Biochemical studies of the chemical reaction between protein and formalin by Fraenkel—Conrat and co-workers in the 1940s indicated that cross linkages between formalin and protein can be reversed by high-temperature heating or strong alkaline treatment. This observation formed the basis for the development of AR. The mechanism of antigen retrieval is unclear. It believed to reverse cross-links, and allows for restoration of secondary of tertiary structure of the epitope.

Heat-induced antigen retrieval can be performed with microwave ovens, pressure cookers, vegetable steamers, autoclaves, or water baths.

The most important factors for the effectiveness of heat-induced antigen retrieval are the time and temperature of the heating conditions. The chemical composition and pH value of the buffer solution also contribute to the effectiveness of heat-induced antigen retrieval. Thus, the AR-immunohistochemistry protocol must be optimized for each tissue type, fixation method, and antigen using a "test battery" to maximize antigen recovery in formalin fixed paraffin embedded sections.

== Non-heating alkaline-induced antigen retrieval ==
Non-heating alkaline-induced antigen retrieval requires immersing slides in a strong alkaline solution (sodium hydroxide and methanol). It was originally developed for immunostaining on formalin-fixed, routinely acid-decalcified, celloidin-embedded human temporal bone sections. The principle of this method is also based on the study of Fraenkel—Conrat and colleagues as described above. Due to the limited application of non-heating AR, this method is not well-known.

== Enzyme digestion ==
Enzyme digestion, also referred to as protease-induced epitope retrieval by some authors, is an old technique used in immunohistochemistry for formalin fixed paraffin embedded tissue sections before the advent of AR. In enzyme digestion, enzymes such as proteinase K, trypsin, and pepsin are used to restore antibody binding to its epitope. The purported mechanism of action is the cleavage of peptides that mask the epitope, thereby restoring antigenicity.

Disadvantages of enzyme digestion include a low success rate for restoring immunoreactivity and the potential destruction of tissue morphology and the antigen of interest. After the development of AR, enzyme digestion was rarely used in immunohistochemistry for formalin fixed paraffin embedded tissue sections.

Although enzyme digestion and antigen retrieval target the same problem in immunohistochemistry, these two techniques differs in both the mode of action and effectiveness, warranting distinct nomenclature.

== Frozen section epitope retrieval ==
Frozen section epitope retrieval refers to two antigen retrieval methods designed specifically for aldehyde-fixed cryostat frozen tissue sections or cultured cells; the sodium dodecyl sulfate and heating en bloc methods.

The sodium dodecyl sulfate method requires a 5 minute pretreatment using 1% sodium dodecyl sulfate and can produce an increase in staining intensity by immunohistochemistry as well as immunofluorescence.

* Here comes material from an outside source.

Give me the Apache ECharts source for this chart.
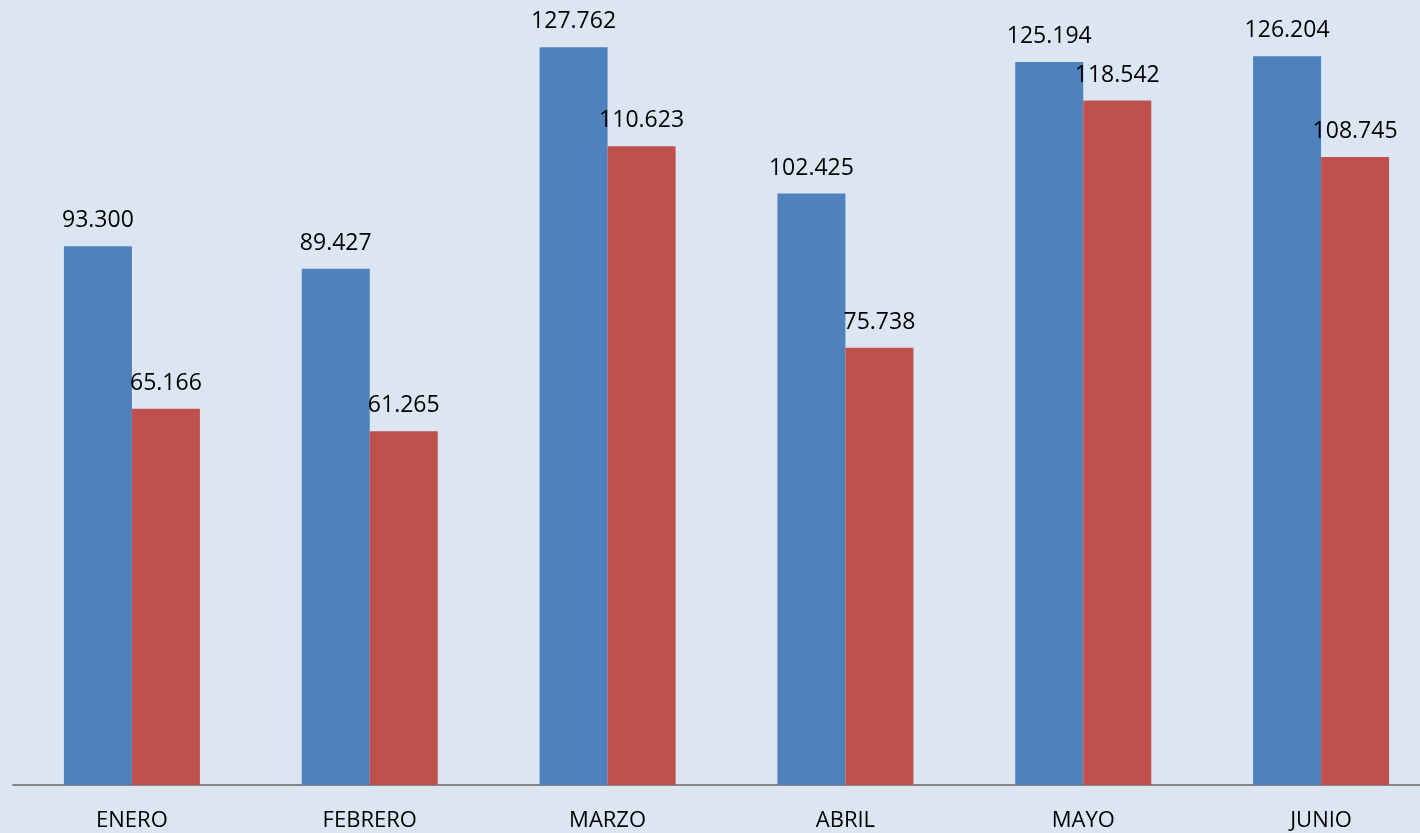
<!DOCTYPE html>
<html>
<head>
<meta charset="utf-8">
<script src="https://cdn.jsdelivr.net/npm/echarts@6/dist/echarts.min.js"></script>
<style>
  html, body { margin: 0; padding: 0; background: #dce6f2; overflow: hidden; }
  #main { width: 1440px; height: 833px; }
</style>
</head>
<body>
<div id="main"></div>
<script>
'use strict';
const months = ['ENERO', 'FEBRERO', 'MARZO', 'ABRIL', 'MAYO', 'JUNIO'];
const serieAzul = [93300, 89427, 127762, 102425, 125194, 126204];
const serieRoja = [65166, 61265, 110623, 75738, 118542, 108745];

// separador de miles con punto
function fmt(v) {
  return String(v).replace(/\B(?=(\d{3})+(?!\d))/g, '.');
}

const labelStyle = {
  show: true,
  position: 'top',
  distance: 14,
  color: '#000',
  fontFamily: 'Open Sans',
  fontSize: 23,
  formatter: p => fmt(p.value)
};

// el grafico sigue un poco mas alla del borde derecho
echarts.init(document.getElementById('main')).setOption({
  backgroundColor: '#dce6f2',
  animation: false,
  grid: { left: 13, top: 0, right: 0, bottom: 48, containLabel: false },
  xAxis: {
    type: 'category',
    data: months,
    axisLine: { lineStyle: { color: '#868686', width: 2 } },
    axisTick: { show: false },
    axisLabel: { color: '#000', fontFamily: 'Open Sans', fontSize: 22, margin: 25 }
  },
  yAxis: {
    type: 'value',
    min: 0,
    max: 135950,
    show: false,
    splitLine: { show: false }
  },
  series: [{
    type: 'bar',
    data: serieAzul,
    barWidth: 68,
    barGap: '0%',
    itemStyle: { color: '#4f81bd' },
    label: labelStyle
  }, {
    type: 'bar',
    data: serieRoja,
    barWidth: 68,
    barGap: '0%',
    itemStyle: { color: '#c0504d' },
    label: labelStyle
  }]
});
</script>
</body>
</html>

Heating en bloc takes tissue blocks fixated in paraformaldehyde, heats them in retrieval solutions, and then freezes them using dry ice. Heating is already used in antigen retrieval and has been proven to be widely effective, but previous heating methods have been shown to kill frozen sections. This method proved to enhance immunoreactivity for a wide range of antigens and lower the background staining in some cases.